O Estado não protege.
Constatei esta preocupante e kafkiana realidade da maneira mais brutal que se possa imaginar. Como se tratasse de um filme de suspense, onde o personagem, subitamente, se vê impotente perante um acontecimento que não controla e cuja resolução é impedida por uma entidade tutelar, pesada e focada para uma realidade única, que decorre idealmente sem incidentes.
O filme que aqui narro passou-se comigo. Poderia ter passado com qualquer um dos leitores. A vida tem destas curiosidades, é surpreendente e, geralmente, apanha-nos desprevenidos em situações para as quais não estamos preparados. Contamos com a entreajuda e o apoio da sociedade onde estamos integrados…
Um Cidadão (leia-se a minha pessoa) perde toda a sua documentação, desde o cartão de cidadão, aos cartões pessoais e da empresa de débito, crédito e matriz bancários, carta de condução e demais documentos legais de propriedade e outros do carro.
Estes foram dados como extraviados numa estação de serviço na A1, sentido N/S. A aventura teve o pouco auspicioso início, após a constatação da sua perda, com o não atendimento das várias tentativas de contactos telefónicos com a estação. Foi, então, obrigado a deslocar-se novamente àquele local, onde se confirmou o desaparecimento dos documentos. Apesar de solicitado, não foi permitido o acesso às imagens das câmaras de vigilância, devido à folga da pessoa responsável pelo equipamento.

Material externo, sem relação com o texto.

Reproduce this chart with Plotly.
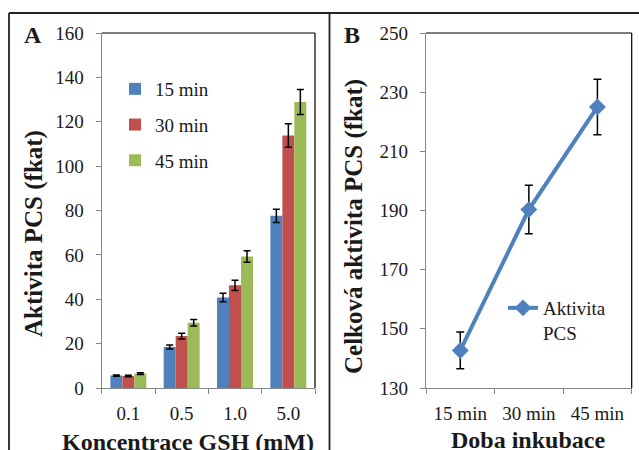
import plotly.graph_objects as go

W, H = 639, 450

def px(x):
    return x / W

def py(y):
    return 1 - y / H

# ---- Data panel A ----
conc = ["0.1", "0.5", "1.0", "5.0"]
series_names = ["15 min", "30 min", "45 min"]
vals_15 = [5.6, 18.5, 40.8, 77.6]
vals_30 = [5.4, 23.4, 46.3, 113.8]
vals_45 = [6.5, 29.4, 59.3, 128.9]
err_15 = [0.3, 0.9, 1.9, 3.0]
err_30 = [0.3, 1.3, 2.3, 5.3]
err_45 = [0.4, 1.5, 2.6, 5.6]
colors = ["#4F81BD", "#C0504D", "#9BBB59"]

# ---- Data panel B ----
times = ["15 min", "30 min", "45 min"]
total_act = [142.7, 190.3, 225.0]
total_err = [6.2, 8.2, 9.4]

yA_ticks = [0, 20, 40, 60, 80, 100, 120, 140, 160]
yB_ticks = [130, 150, 170, 190, 210, 230, 250]

FONT = "Liberation Serif"
TXT = "#1a1a1a"
AX = "#868686"

fig = go.Figure()

for name, v, e, c in zip(series_names, [vals_15, vals_30, vals_45],
                         [err_15, err_30, err_45], colors):
    fig.add_trace(go.Bar(
        x=conc, y=v, name=name, marker=dict(color=c, line=dict(width=0)),
        error_y=dict(type="data", array=e, color="#000000", thickness=1.5, width=3.5),
        xaxis="x", yaxis="y", legend="legend", legendgroup=name,
    ))

fig.add_trace(go.Scatter(
    x=times, y=total_act, name="Aktivita<br>PCS", mode="lines+markers",
    line=dict(color="#4F81BD", width=4),
    marker=dict(symbol="diamond", size=13, color="#4F81BD"),
    error_y=dict(type="data", array=total_err, color="#000000", thickness=1.5, width=4),
    xaxis="x2", yaxis="y2", legend="legend2",
))

dom_y = [py(388), py(33)]

axis_common = dict(
    showgrid=False, zeroline=False, showline=True, linecolor=AX, linewidth=1.3,
    ticks="outside", ticklen=5, tickcolor=AX, tickwidth=1.3, automargin=False,
    tickfont=dict(family=FONT, size=19, color=TXT),
)

fig.update_layout(
    width=W, height=H, margin=dict(l=0, r=0, t=0, b=0, autoexpand=False),
    paper_bgcolor="white", plot_bgcolor="white",
    barmode="group", bargap=0.325, bargroupgap=0,
    xaxis=dict(domain=[px(101.7), px(315)], anchor="y", type="category",
               range=[-0.5, len(conc) - 0.5],
               tickson="boundaries", ticklabelstandoff=8, **axis_common),
    yaxis=dict(domain=dom_y, anchor="x", range=[0, 160], tickvals=yA_ticks,
               ticklabelstandoff=8, **axis_common),
    xaxis2=dict(domain=[px(426), px(631.7)], anchor="y2", type="category",
                range=[-0.5, len(times) - 0.5],
                tickson="boundaries", ticklabelstandoff=8, **axis_common),
    yaxis2=dict(domain=dom_y, anchor="x2", range=[130, 250], tickvals=yB_ticks,
                ticklabelstandoff=8, **axis_common),
    legend=dict(x=px(115), y=py(70), xanchor="left", yanchor="top",
                font=dict(family=FONT, size=19, color=TXT),
                bgcolor="rgba(0,0,0,0)", tracegroupgap=8, traceorder="grouped"),
    legend2=dict(x=px(503), y=py(289), xanchor="left", yanchor="top",
                 font=dict(family=FONT, size=19, color=TXT), valign="top",
                 bgcolor="rgba(0,0,0,0)"),
    showlegend=True,
)

shapes = [
    # outer frame
    dict(type="line", xref="paper", yref="paper", x0=px(9), x1=px(9), y0=py(13), y1=0,
         line=dict(color="#222222", width=1.8)),
    dict(type="line", xref="paper", yref="paper", x0=px(9), x1=1, y0=py(13), y1=py(13),
         line=dict(color="#222222", width=1.8)),
    dict(type="line", xref="paper", yref="paper", x0=px(329.5), x1=px(329.5), y0=py(13), y1=0,
         line=dict(color="#222222", width=1.8)),
    # plot area borders (top/right)
    dict(type="line", xref="paper", yref="paper", x0=px(101.7), x1=px(315), y0=py(33), y1=py(33),
         line=dict(color="#000000", width=1.2)),
    dict(type="line", xref="paper", yref="paper", x0=px(315), x1=px(315), y0=py(33), y1=py(388),
         line=dict(color="#000000", width=1.2)),
    dict(type="line", xref="paper", yref="paper", x0=px(426), x1=px(631.7), y0=py(33), y1=py(33),
         line=dict(color="#000000", width=1.2)),
    dict(type="line", xref="paper", yref="paper", x0=px(631.7), x1=px(631.7), y0=py(33), y1=py(388),
         line=dict(color="#000000", width=1.2)),
]
fig.update_layout(shapes=shapes)

bold_y = dict(family=FONT, size=25, color=TXT)
bold_x = dict(family=FONT, size=24, color=TXT)
ann = [
    dict(text="<b>A</b>", x=px(33), y=py(35), xref="paper", yref="paper", showarrow=False,
         font=dict(family=FONT, size=24, color=TXT), xanchor="center", yanchor="middle"),
    dict(text="<b>B</b>", x=px(352), y=py(35), xref="paper", yref="paper", showarrow=False,
         font=dict(family=FONT, size=24, color=TXT), xanchor="center", yanchor="middle"),
    dict(text="<b>Aktivita PCS (fkat)</b>", x=px(34), y=py(234), xref="paper", yref="paper",
         showarrow=False, textangle=-90, font=bold_y, xanchor="center", yanchor="middle"),
    dict(text="<b>Celková aktivita PCS (fkat)</b>", x=px(354), y=py(227), xref="paper",
         yref="paper", showarrow=False, textangle=-90, font=bold_y, xanchor="center",
         yanchor="middle"),
    dict(text="<b>Koncentrace GSH (mM)</b>", x=px(187.5), y=py(427), xref="paper",
         yref="paper", showarrow=False, font=bold_x, xanchor="center", yanchor="top"),
    dict(text="<b>Doba inkubace</b>", x=px(528.3), y=py(425), xref="paper",
         yref="paper", showarrow=False, font=bold_x, xanchor="center", yanchor="top"),
]
fig.update_layout(annotations=ann)

fig.write_html("out.html")
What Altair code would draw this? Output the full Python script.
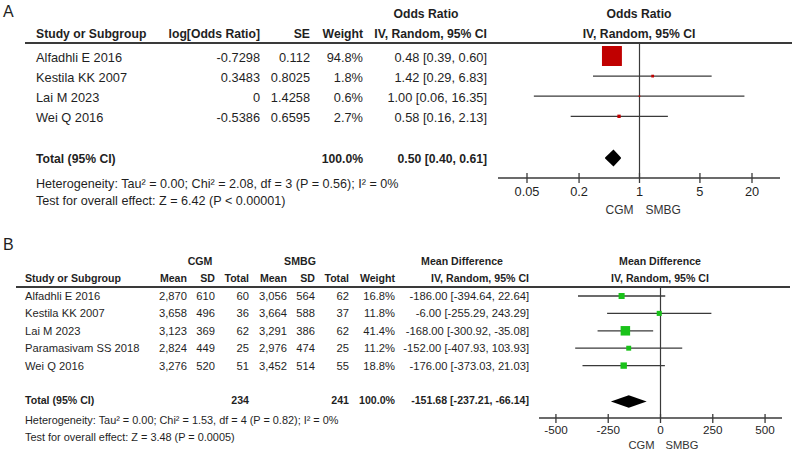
import altair as alt
import pandas as pd

FONT = "Liberation Sans"
INK = "#1f1f1f"
LINE = "#3a3a3a"
RED = "#c00000"
GREEN = "#19c219"

# ---------------- Panel A data ----------------
a_studies = ["Alfadhli E 2016", "Kestila KK 2007", "Lai M 2023", "Wei Q 2016"]
a_log_or = [-0.7298, 0.3483, 0, -0.5386]
a_se = [0.112, 0.8025, 1.4258, 0.6595]
a_weight = [94.8, 1.8, 0.6, 2.7]
a_or = [0.48, 1.42, 1.00, 0.58]
a_lo = [0.39, 0.29, 0.06, 0.16]
a_hi = [0.60, 6.83, 16.35, 2.13]
a_total = [0.50, 0.40, 0.61]
a_ticks = [0.05, 0.2, 1, 5, 20]
a_het = "Heterogeneity: Tau\u00b2 = 0.00; Chi\u00b2 = 2.08, df = 3 (P = 0.56); I\u00b2 = 0%"
a_test = "Test for overall effect: Z = 6.42 (P < 0.00001)"

# ---------------- Panel B data ----------------
b_studies = ["Alfadhli E 2016", "Kestila KK 2007", "Lai M 2023", "Paramasivam SS 2018", "Wei Q 2016"]
b_cgm_mean = [2870, 3658, 3123, 2824, 3276]
b_cgm_sd = [610, 496, 369, 449, 520]
b_cgm_n = [60, 36, 62, 25, 51]
b_smbg_mean = [3056, 3664, 3291, 2976, 3452]
b_smbg_sd = [564, 588, 386, 474, 514]
b_smbg_n = [62, 37, 62, 25, 55]
b_weight = [16.8, 11.8, 41.4, 11.2, 18.8]
b_md = [-186.00, -6.00, -168.00, -152.00, -176.00]
b_lo = [-394.64, -255.29, -300.92, -407.93, -373.03]
b_hi = [22.64, 243.29, -35.08, 103.93, 21.03]
b_total = [-151.68, -237.21, -66.14]
b_total_n = [234, 241]
b_ticks = [-500, -250, 0, 250, 500]
b_het = "Heterogeneity: Tau\u00b2 = 0.00; Chi\u00b2 = 1.53, df = 4 (P = 0.82); I\u00b2 = 0%"
b_test = "Test for overall effect: Z = 3.48 (P = 0.0005)"


def label(t, x, y, size, bold=False, align="left", color=INK):
    return alt.Chart(pd.DataFrame({"t": [t]})).mark_text(
        align=align, baseline="middle", font=FONT, fontSize=size,
        fontWeight="bold" if bold else "normal", color=color
    ).encode(x=alt.value(x), y=alt.value(y), text="t:N")


def column(df, field, x, yscale, size, bold=False, align="right"):
    return alt.Chart(df).mark_text(
        align=align, baseline="middle", font=FONT, fontSize=size,
        fontWeight="bold" if bold else "normal", color=INK
    ).encode(x=alt.value(x), y=alt.Y("row:Q", scale=yscale, axis=None), text=f"{field}:N")


def hrule(x1, x2, y, width=1.0):
    return alt.Chart(pd.DataFrame({"a": [0]})).mark_rule(color=LINE, strokeWidth=width).encode(
        x=alt.value(x1), x2=alt.value(x2), y=alt.value(y))


def ci_fmt(e, lo, hi):
    return f"{e:.2f} [{lo:.2f}, {hi:.2f}]"


# ================= Panel A =================
xA = alt.Scale(type="log", domain=[0.0231, 42.16], range=[498, 780], nice=False, zero=False)
yA = alt.Scale(domain=[0, 10], range=[58, 259], nice=False, zero=False)
RA, BA = 12.8, 12.2

dfA = pd.DataFrame({
    "row": list(range(len(a_studies))),
    "study": a_studies,
    "logor": [str(v) for v in a_log_or],
    "se": [str(v) for v in a_se],
    "wt": [f"{w:.1f}%" for w in a_weight],
    "ci": [ci_fmt(e, l, h) for e, l, h in zip(a_or, a_lo, a_hi)],
    "est": a_or, "lo": a_lo, "hi": a_hi, "w": a_weight,
})
totA = pd.DataFrame({"row": [5], "lab": ["Total (95% CI)"], "wt": ["100.0%"],
                     "ci": [ci_fmt(*a_total)]})
diaA = pd.DataFrame({"x": [a_total[1], a_total[0], a_total[2]],
                     "y": [5, 5 - 0.4, 5], "y2": [5, 5 + 0.4, 5]})

XA = lambda f: alt.X(f, scale=xA, axis=None)
YA = alt.Y("row:Q", scale=yA, axis=None)

layersA = [
    label("A", 3, 12, 16),
    label("Odds Ratio", 426, 14, BA, bold=True, align="center"),
    label("Odds Ratio", 639, 14, BA, bold=True, align="center"),
    label("Study or Subgroup", 36, 34, BA, bold=True),
    label("log[Odds Ratio]", 260, 34, BA, bold=True, align="right"),
    label("SE", 310, 34, BA, bold=True, align="right"),
    label("Weight", 363, 34, BA, bold=True, align="right"),
    label("IV, Random, 95% CI", 487, 34, BA, bold=True, align="right"),
    label("IV, Random, 95% CI", 639, 34, BA, bold=True, align="center"),
    hrule(25, 792, 43, 2),
    column(dfA, "study", 36, yA, RA, align="left"),
    column(dfA, "logor", 260, yA, RA),
    column(dfA, "se", 310, yA, RA),
    column(dfA, "wt", 363, yA, RA),
    column(dfA, "ci", 487, yA, RA),
    column(totA, "lab", 36, yA, BA, bold=True, align="left"),
    column(totA, "wt", 363, yA, BA, bold=True),
    column(totA, "ci", 487, yA, BA, bold=True),
    label(a_het, 36, 184, RA - 0.2),
    label(a_test, 36, 201, RA - 0.2),
    # reference line at OR = 1
    alt.Chart(pd.DataFrame({"v": [1]})).mark_rule(color=LINE, strokeWidth=1.2).encode(
        x=XA("v:Q"), y=alt.value(43), y2=alt.value(178)),
    # axis line, ticks, labels
    alt.Chart(pd.DataFrame({"lo": [xA.domain[0]], "hi": [xA.domain[1]]})).mark_rule(
        color=LINE, strokeWidth=1.5).encode(x=XA("lo:Q"), x2="hi:Q", y=alt.value(178)),
    alt.Chart(pd.DataFrame({"v": a_ticks})).mark_rule(color=LINE, strokeWidth=1.3).encode(
        x=XA("v:Q"), y=alt.value(173), y2=alt.value(183)),
    alt.Chart(pd.DataFrame({"v": a_ticks, "lab": [str(t) for t in a_ticks]})).mark_text(
        baseline="middle", font=FONT, fontSize=RA, color=INK).encode(
        x=XA("v:Q"), y=alt.value(192), text="lab:N"),
    alt.Chart(pd.DataFrame({"v": [1]})).mark_text(
        align="right", dx=-6, baseline="middle", font=FONT, fontSize=RA - 0.8, color="#333").encode(
        x=XA("v:Q"), y=alt.value(210), text=alt.value("CGM")),
    alt.Chart(pd.DataFrame({"v": [1]})).mark_text(
        align="left", dx=6, baseline="middle", font=FONT, fontSize=RA - 0.8, color="#333").encode(
        x=XA("v:Q"), y=alt.value(210), text=alt.value("SMBG")),
    # CIs, squares, diamond
    alt.Chart(dfA).mark_rule(color=LINE, strokeWidth=1.3, yOffset=-2).encode(
        x=XA("lo:Q"), x2="hi:Q", y=YA),
    alt.Chart(dfA).mark_square(filled=True, color=RED, opacity=1, yOffset=-2).encode(
        x=XA("est:Q"), y=YA,
        size=alt.Size("w:Q", scale=alt.Scale(domain=[0, 100], range=[0, 420]), legend=None)),
    alt.Chart(diaA).mark_area(color="black", orient="vertical", yOffset=-1).encode(
        x=XA("x:Q"), y=alt.Y("y:Q", scale=yA, axis=None), y2="y2:Q"),
]
panelA = alt.layer(*layersA).properties(width=794, height=228)

# ================= Panel B =================
xB = alt.Scale(domain=[-581, 581], range=[539, 782], nice=False, zero=False)
yB = alt.Scale(domain=[0, 10], range=[69, 243], nice=False, zero=False)
RB, BB = 11.2, 10.6

dfB = pd.DataFrame({
    "row": list(range(len(b_studies))),
    "study": b_studies,
    "m1": [f"{v:,}" for v in b_cgm_mean], "s1": [str(v) for v in b_cgm_sd], "n1": [str(v) for v in b_cgm_n],
    "m2": [f"{v:,}" for v in b_smbg_mean], "s2": [str(v) for v in b_smbg_sd], "n2": [str(v) for v in b_smbg_n],
    "wt": [f"{w:.1f}%" for w in b_weight],
    "ci": [ci_fmt(e, l, h) for e, l, h in zip(b_md, b_lo, b_hi)],
    "est": b_md, "lo": b_lo, "hi": b_hi, "w": b_weight,
})
totB = pd.DataFrame({"row": [6], "lab": ["Total (95% CI)"], "n1": [str(b_total_n[0])],
                     "n2": [str(b_total_n[1])], "wt": ["100.0%"], "ci": [ci_fmt(*b_total)]})
diaB = pd.DataFrame({"x": [b_total[1], b_total[0], b_total[2]],
                     "y": [6, 6 - 0.36, 6], "y2": [6, 6 + 0.36, 6]})

XB = lambda f: alt.X(f, scale=xB, axis=None)
YB = alt.Y("row:Q", scale=yB, axis=None)

layersB = [
    label("B", 3, 17, 16),
    label("CGM", 200, 34, BB, bold=True, align="center"),
    label("SMBG", 300, 34, BB, bold=True, align="center"),
    label("Mean Difference", 462, 34, BB, bold=True, align="center"),
    label("Mean Difference", 660, 34, BB, bold=True, align="center"),
    label("Study or Subgroup", 25, 51, BB, bold=True),
    label("Mean", 187, 51, BB, bold=True, align="right"),
    label("SD", 215, 51, BB, bold=True, align="right"),
    label("Total", 249, 51, BB, bold=True, align="right"),
    label("Mean", 287, 51, BB, bold=True, align="right"),
    label("SD", 315, 51, BB, bold=True, align="right"),
    label("Total", 349, 51, BB, bold=True, align="right"),
    label("Weight", 395, 51, BB, bold=True, align="right"),
    label("IV, Random, 95% CI", 529, 51, BB, bold=True, align="right"),
    label("IV, Random, 95% CI", 660, 51, BB, bold=True, align="center"),
    hrule(16, 790, 59, 2),
    column(dfB, "study", 25, yB, RB, align="left"),
    column(dfB, "m1", 187, yB, RB),
    column(dfB, "s1", 215, yB, RB),
    column(dfB, "n1", 249, yB, RB),
    column(dfB, "m2", 287, yB, RB),
    column(dfB, "s2", 315, yB, RB),
    column(dfB, "n2", 349, yB, RB),
    column(dfB, "wt", 395, yB, RB),
    column(dfB, "ci", 529, yB, RB),
    column(totB, "lab", 25, yB, BB, bold=True, align="left"),
    column(totB, "n1", 249, yB, BB, bold=True),
    column(totB, "n2", 349, yB, BB, bold=True),
    column(totB, "wt", 395, yB, BB, bold=True),
    column(totB, "ci", 529, yB, BB, bold=True),
    label(b_het, 25, 193, RB - 0.3),
    label(b_test, 25, 210, RB - 0.3),
    alt.Chart(pd.DataFrame({"v": [0]})).mark_rule(color=LINE, strokeWidth=1.2).encode(
        x=XB("v:Q"), y=alt.value(59), y2=alt.value(190)),
    alt.Chart(pd.DataFrame({"lo": [xB.domain[0]], "hi": [xB.domain[1]]})).mark_rule(
        color=LINE, strokeWidth=1.5).encode(x=XB("lo:Q"), x2="hi:Q", y=alt.value(190)),
    alt.Chart(pd.DataFrame({"v": b_ticks})).mark_rule(color=LINE, strokeWidth=1.3).encode(
        x=XB("v:Q"), y=alt.value(186), y2=alt.value(195)),
    alt.Chart(pd.DataFrame({"v": b_ticks, "lab": [str(t) for t in b_ticks]})).mark_text(
        baseline="middle", font=FONT, fontSize=RB + 0.5, color=INK).encode(
        x=XB("v:Q"), y=alt.value(202), text="lab:N"),
    alt.Chart(pd.DataFrame({"v": [0]})).mark_text(
        align="right", dx=-6, baseline="middle", font=FONT, fontSize=RB, color="#333").encode(
        x=XB("v:Q"), y=alt.value(218), text=alt.value("CGM")),
    alt.Chart(pd.DataFrame({"v": [0]})).mark_text(
        align="left", dx=5, baseline="middle", font=FONT, fontSize=RB, color="#333").encode(
        x=XB("v:Q"), y=alt.value(218), text=alt.value("SMBG")),
    alt.Chart(dfB).mark_rule(color=LINE, strokeWidth=1.3, yOffset=-1).encode(
        x=XB("lo:Q"), x2="hi:Q", y=YB),
    alt.Chart(dfB).mark_square(filled=True, color=GREEN, opacity=1, yOffset=-1).encode(
        x=XB("est:Q"), y=YB,
        size=alt.Size("w:Q", scale=alt.Scale(domain=[0, 100], range=[0, 218]), legend=None)),
    alt.Chart(diaB).mark_area(color="black", orient="vertical").encode(
        x=XB("x:Q"), y=alt.Y("y:Q", scale=yB, axis=None), y2="y2:Q"),
]
panelB = alt.layer(*layersB).properties(width=794, height=225)

chart = alt.vconcat(panelA, panelB, spacing=0).resolve_scale(
    x="independent", y="independent", size="independent"
).properties(padding=0, background="white").configure_view(stroke=None)

chart.save("out.html", embed_options={"renderer": "svg", "actions": False})
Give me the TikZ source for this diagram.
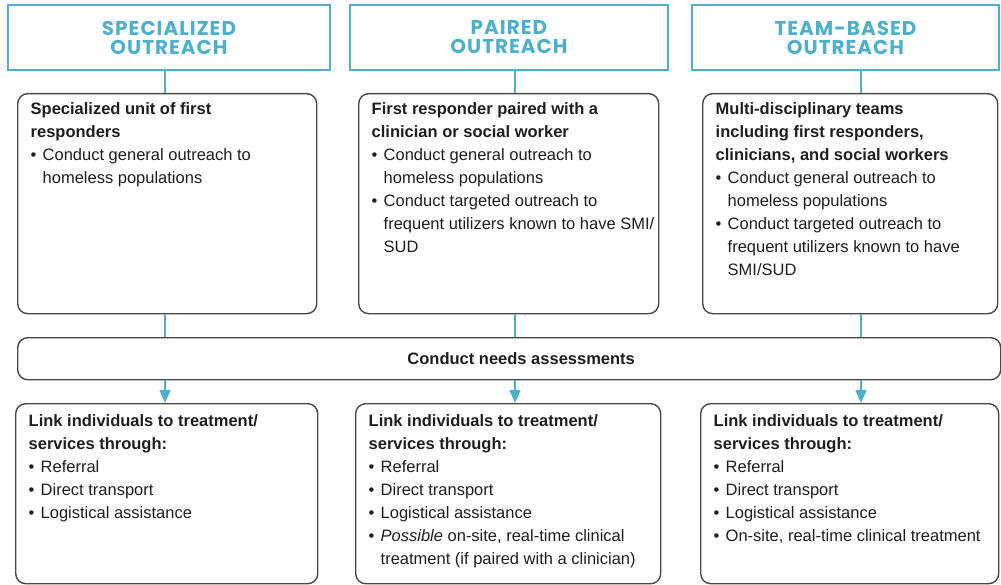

Foi chamada a GNR para tomar conta da ocorrência, que entre um rol ininterrupto de perguntas repetidas, entendeu que não poderia aceitar a ocorrência, porque o Cidadão não pretendia apresentar queixa de furto, mas sim de perda de documentos. Assim, aconselharam a queixa fosse apresentada na sua zona de residência. Entretanto, o par de agentes obteve autorização para visualização das imagens gravadas pelas câmaras de vigilância, às quais somente se preocuparam com a do local onde o Cidadão havia estado sentado a uma mesa, ignorando, por exemplo, as imagens da entrada do estabelecimento e do percurso identificado pelo mesmo. O Cidadão perante as incongruências da acção da GNR, por exemplo, ao referirem que não haviam confirmado a sua presença nas imagens, pois não encontraram ninguém vestido como ele se apresentava no momento, o que foi esclarecido que na altura ele se encontrava vestido com um casaco. No entanto, não se preocuparam em proceder a nova visualização, e, também, a outras câmaras.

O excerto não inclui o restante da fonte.